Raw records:

============

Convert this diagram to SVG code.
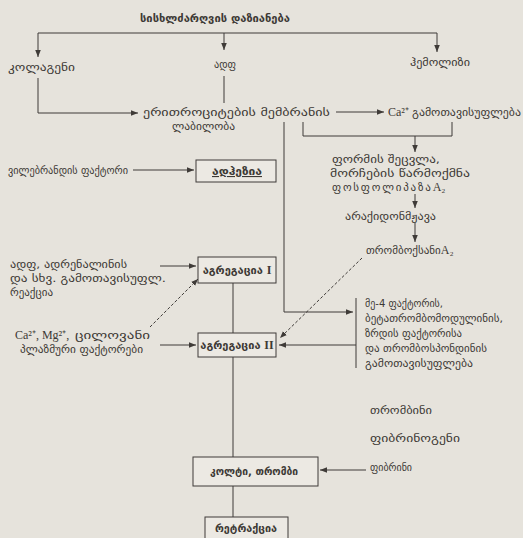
<svg xmlns="http://www.w3.org/2000/svg" width="523" height="538" viewBox="0 0 523 538">
<style>
.t{font-family:"DejaVu Sans",sans-serif;font-size:11px;fill:#3d3935}
.b{font-weight:bold}
.lat{font-family:"Liberation Serif",serif;font-size:12px;fill:#3d3935}
.ln{fill:none;stroke:#3f3b38;stroke-width:1}
.dash{stroke-dasharray:3,2}
.box{fill:#ece9e3;stroke:#3f3b38;stroke-width:1}
</style>
<defs>
<marker id="ah" viewBox="0 0 10 10" refX="10" refY="5" markerWidth="7" markerHeight="7" orient="auto" markerUnits="userSpaceOnUse">
<path d="M0,1 L10,5 L0,9 z" fill="#3f3b38"/>
</marker>
</defs>
<rect width="523" height="538" fill="#e6e3dc"/>
<g id="connectors">
<path class="ln" d="M38,33 H437 V52" marker-end="url(#ah)"/>
<path class="ln" d="M38,33 V57" marker-end="url(#ah)"/>
<path class="ln" d="M224,33 V50" marker-end="url(#ah)"/>
<path class="ln" d="M38,78 V113 H138" marker-end="url(#ah)"/>
<path class="ln" d="M224,76 V103"/>
<path class="ln" d="M336,112 H384" marker-end="url(#ah)"/>
<path class="ln" d="M303,122 V136 H452 V122"/>
<path class="ln" d="M415,136 V152" marker-end="url(#ah)"/>
<path class="ln" d="M415,194 V208" marker-end="url(#ah)"/>
<path class="ln" d="M415,223 V242" marker-end="url(#ah)"/>
<path class="ln" d="M284,122 V312 H353" marker-end="url(#ah)"/>
<path class="ln" d="M356,298 V368"/>
<path class="ln" d="M356,345 H279" marker-end="url(#ah)"/>
<path class="ln" d="M133,170 H194" marker-end="url(#ah)"/>
<path class="ln" d="M160,266 H196" marker-end="url(#ah)"/>
<path class="ln" d="M160,345 H196" marker-end="url(#ah)"/>
<path class="ln" d="M233,283 V333"/>
<path class="ln" d="M233,357 V457"/>
<path class="ln dash" d="M150,327 L198,279" marker-end="url(#ah)"/>
<path class="ln dash" d="M362,258 L280,338" marker-end="url(#ah)"/>
<path class="ln" d="M366,470 H320" marker-end="url(#ah)"/>
<path class="ln" d="M233,486 V517"/>
</g>
<g id="title"><text class="t b" x="140" y="22" textLength="150" lengthAdjust="spacingAndGlyphs">სისხლძარღვის დაზიანება</text></g>
<g id="collagen"><text class="t" x="8" y="71" textLength="67" lengthAdjust="spacingAndGlyphs">კოლაგენი</text></g>
<g id="adp"><text class="t" x="214" y="68" textLength="22" lengthAdjust="spacingAndGlyphs">ადფ</text></g>
<g id="hemolysis"><text class="t" x="410" y="66" textLength="60" lengthAdjust="spacingAndGlyphs">ჰემოლიზი</text></g>
<g id="membrane"><text class="t" x="143" y="116" textLength="187" lengthAdjust="spacingAndGlyphs">ერითროციტების მემბრანის</text><text class="t" x="172" y="130" textLength="63" lengthAdjust="spacingAndGlyphs">ლაბილობა</text></g>
<g id="ca-release"><text class="lat" x="388" y="116">Ca²⁺</text><text class="t" x="412" y="116" textLength="109" lengthAdjust="spacingAndGlyphs">გამოთავისუფლება</text></g>
<g id="shape-change"><text class="t" x="332" y="163" textLength="108" lengthAdjust="spacingAndGlyphs">ფორმის შეცვლა,</text><text class="t" x="330" y="177" textLength="140" lengthAdjust="spacingAndGlyphs">მორჩების წარმოქმნა</text><text class="t" x="332" y="191" font-size="10.5" letter-spacing="1.8">ფოსფოლიპაზა<tspan class="lat" letter-spacing="0">A₂</tspan></text></g>
<g id="arachidonic"><text class="t" x="345" y="220" textLength="91" lengthAdjust="spacingAndGlyphs">არაქიდონმჟავა</text></g>
<g id="thromboxane"><text class="t" x="366" y="254" font-size="10.5">თრომბოქსანი<tspan class="lat">A₂</tspan></text></g>
<g id="willebrand"><text class="t" x="8" y="174" textLength="120" lengthAdjust="spacingAndGlyphs">ვილებრანდის ფაქტორი</text></g>
<g id="adhesion"><rect class="box" x="196" y="160" width="80" height="22"/><text class="t b" x="212" y="175" textLength="50" lengthAdjust="spacingAndGlyphs" text-decoration="underline">ადჰეზია</text></g>
<g id="release"><text class="t" x="10" y="268" textLength="117" lengthAdjust="spacingAndGlyphs">ადფ, ადრენალინის</text><text class="t" x="10" y="282" textLength="156" lengthAdjust="spacingAndGlyphs">და სხვ. გამოთავისუფლ.</text><text class="t" x="10" y="296" textLength="43" lengthAdjust="spacingAndGlyphs">რეაქცია</text></g>
<g id="aggregation1"><rect class="box" x="198" y="257" width="78" height="26"/><text class="t b" x="237" y="274" font-size="10" text-anchor="middle">აგრეგაცია <tspan class="lat" font-weight="bold" font-size="11">I</tspan></text></g>
<g id="ions"><text class="lat" x="15" y="339">Ca²⁺, Mg²⁺,</text><text class="t" x="75" y="339" textLength="75" lengthAdjust="spacingAndGlyphs">ცილოვანი</text><text class="t" x="20" y="353" textLength="123" lengthAdjust="spacingAndGlyphs">პლაზმური ფაქტორები</text></g>
<g id="aggregation2"><rect class="box" x="198" y="333" width="78" height="24"/><text class="t b" x="237" y="349" font-size="10" text-anchor="middle">აგრეგაცია <tspan class="lat" font-weight="bold" font-size="11">II</tspan></text></g>
<g id="pf4"><text class="t" x="365" y="307" textLength="78" lengthAdjust="spacingAndGlyphs">მე-4 ფაქტორის,</text><text class="t" x="365" y="322" textLength="138" lengthAdjust="spacingAndGlyphs">ბეტათრომბომოდულინის,</text><text class="t" x="365" y="337" textLength="97" lengthAdjust="spacingAndGlyphs">ზრდის ფაქტორისა</text><text class="t" x="365" y="352" textLength="122" lengthAdjust="spacingAndGlyphs">და თრომბოსპონდინის</text><text class="t" x="365" y="367" textLength="108" lengthAdjust="spacingAndGlyphs">გამოთავისუფლება</text></g>
<g id="thrombin"><text class="t" x="370" y="414" textLength="62" lengthAdjust="spacingAndGlyphs">თრომბინი</text></g>
<g id="fibrinogen"><text class="t" x="370" y="442" textLength="90" lengthAdjust="spacingAndGlyphs">ფიბრინოგენი</text></g>
<g id="fibrin"><text class="t" x="370" y="471" textLength="42" lengthAdjust="spacingAndGlyphs">ფიბრინი</text></g>
<g id="clot"><rect class="box" x="193" y="457" width="125" height="29"/><text class="t b" x="210" y="475" textLength="88" lengthAdjust="spacingAndGlyphs">კოლტი, თრომბი</text></g>
<g id="retraction"><rect class="box" x="205" y="517" width="83" height="22"/><text class="t b" x="215" y="532" textLength="62" lengthAdjust="spacingAndGlyphs">რეტრაქცია</text></g>
</svg>
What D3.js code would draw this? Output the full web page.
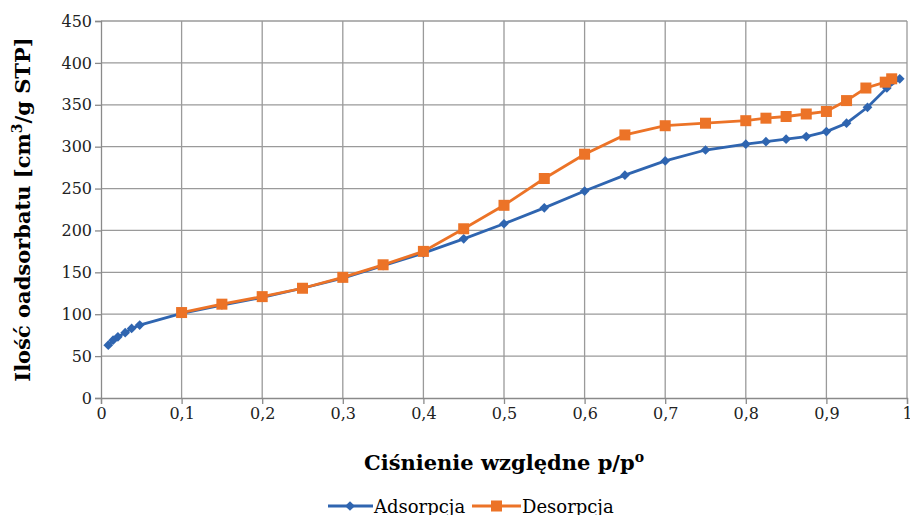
<!DOCTYPE html>
<html>
<head>
<meta charset="utf-8">
<script src="https://cdn.jsdelivr.net/npm/d3@7"></script>
<style>
body { margin: 0; background: #fff; }
</style>
</head>
<body>
<div id="container"></div>
<script>

// adsorption branch
var adsP = [0.009, 0.015, 0.021, 0.03, 0.038, 0.048, 0.1, 0.15, 0.2, 0.25, 0.3, 0.35, 0.4, 0.45, 0.5, 0.55, 0.6, 0.65, 0.7, 0.75, 0.8, 0.825, 0.85, 0.875, 0.9, 0.925, 0.951, 0.975, 0.991];
var adsV = [63, 69, 73, 78, 83, 87, 101, 111, 120, 131, 143, 158, 173, 190, 208, 227, 247, 266, 283, 296, 303, 306, 309, 312, 318, 328, 347, 370, 381];

// desorption branch
var desP = [0.1, 0.15, 0.2, 0.25, 0.3, 0.35, 0.4, 0.45, 0.5, 0.55, 0.6, 0.65, 0.7, 0.75, 0.8, 0.825, 0.85, 0.875, 0.9, 0.925, 0.949, 0.973, 0.981];
var desV = [102, 112, 121, 131, 144, 159, 175, 202, 230, 262, 291, 314, 325, 328, 331, 334, 336, 339, 342, 355, 370, 377, 381];

var xTicks = [0, 0.1, 0.2, 0.3, 0.4, 0.5, 0.6, 0.7, 0.8, 0.9, 1];
var yTicks = [0, 50, 100, 150, 200, 250, 300, 350, 400, 450];

var blue = "#2f65b0";
var orange = "#ec7327";
var serif = "DejaVu Serif";

function render() {
	var width = 910, height = 515;
	var margin = {left:101, top:21, right:3, bottom:117};
	var cWidth = width - margin.left - margin.right;
	var cHeight = height - margin.top - margin.bottom;

	var svg = d3.select("#container")
		.append("svg")
		.attr("width", width)
		.attr("height", height)
		.style("font-family", serif);

	var g = svg.append("g")
		.attr("transform", "translate(" + margin.left + "," + margin.top + ")");

	var x = d3.scaleLinear().domain([0, 1]).range([0, cWidth]);
	var y = d3.scaleLinear().domain([0, 450]).range([cHeight, 0]);

	// grid
	g.selectAll(".vgrid").data(xTicks.slice(1)).enter()
		.append("line")
		.attr("x1", d => x(d)).attr("x2", d => x(d))
		.attr("y1", 0).attr("y2", cHeight)
		.attr("stroke", "#9a9a9a").attr("stroke-width", 1.3);
	g.selectAll(".hgrid").data(yTicks.slice(1)).enter()
		.append("line")
		.attr("x1", 0).attr("x2", cWidth)
		.attr("y1", d => y(d)).attr("y2", d => y(d))
		.attr("stroke", "#9a9a9a").attr("stroke-width", 1.3);

	// axes
	var xAxis = g.append("g")
		.attr("transform", "translate(0," + cHeight + ")")
		.call(d3.axisBottom(x).tickValues(xTicks).tickSize(6).tickPadding(4)
			.tickFormat(d => d === 0 ? "0" : d === 1 ? "1" : String(d).replace(".", ",")));
	var yAxis = g.append("g")
		.call(d3.axisLeft(y).tickValues(yTicks).tickSize(6).tickPadding(3));

	[xAxis, yAxis].forEach(a => {
		a.attr("font-family", null).attr("font-size", null);
		a.selectAll("text").style("font-family", serif).style("font-size", "16px").attr("fill", "#222");
		a.select(".domain").attr("stroke", "#8a8a8a").attr("stroke-width", 1.3);
		a.selectAll(".tick line").attr("stroke", "#8a8a8a").attr("stroke-width", 1.3);
	});

	var line = d3.line().x(d => x(d[0])).y(d => y(d[1]));
	var ads = d3.zip(adsP, adsV);
	var des = d3.zip(desP, desV);

	g.append("path").datum(ads).attr("d", line)
		.attr("fill", "none").attr("stroke", blue).attr("stroke-width", 2.8);
	g.append("path").datum(des).attr("d", line)
		.attr("fill", "none").attr("stroke", orange).attr("stroke-width", 2.8);

	g.selectAll(".dia").data(ads).enter()
		.append("path")
		.attr("d", d3.symbol().type(d3.symbolDiamond2).size(60))
		.attr("transform", d => "translate(" + x(d[0]) + "," + y(d[1]) + ")")
		.attr("fill", blue);
	g.selectAll(".sq").data(des).enter()
		.append("rect")
		.attr("x", d => x(d[0]) - 5.5).attr("y", d => y(d[1]) - 5.5)
		.attr("width", 11).attr("height", 11)
		.attr("fill", orange);

	// titles
	svg.append("text")
		.attr("x", margin.left + cWidth / 2).attr("y", 470)
		.attr("text-anchor", "middle")
		.style("font-family", serif).style("font-size", "21px").style("font-weight", "bold")
		.html("Ciśnienie względne p/p<tspan dy='-8' font-size='14'>o</tspan>");

	svg.append("text")
		.attr("transform", "translate(30," + (margin.top + cHeight / 2) + ") rotate(-90)")
		.attr("text-anchor", "middle")
		.style("font-family", serif).style("font-size", "21px").style("font-weight", "bold")
		.html("Ilość oadsorbatu [cm<tspan dy='-8' font-size='14'>3</tspan><tspan dy='8'>/g STP]</tspan>");

	// legend
	var leg = svg.append("g").attr("transform", "translate(0,506)");
	leg.append("line").attr("x1", 328).attr("x2", 373).attr("y1", 0).attr("y2", 0)
		.attr("stroke", blue).attr("stroke-width", 2.8);
	leg.append("path").attr("d", d3.symbol().type(d3.symbolDiamond2).size(60))
		.attr("transform", "translate(350,0)").attr("fill", blue);
	leg.append("text").attr("x", 374).attr("y", 7).style("font-family", serif).style("font-size", "18px").text("Adsorpcja");
	leg.append("line").attr("x1", 472).attr("x2", 521).attr("y1", 0).attr("y2", 0)
		.attr("stroke", orange).attr("stroke-width", 2.8);
	leg.append("rect").attr("x", 491).attr("y", -5.5).attr("width", 11).attr("height", 11).attr("fill", orange);
	leg.append("text").attr("x", 522).attr("y", 7).style("font-family", serif).style("font-size", "18px").text("Desorpcja");
}

render();
</script>
</body>
</html>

============

State the number of lines in the data that include the string "code", and add nothing else.

Exercise answer: 2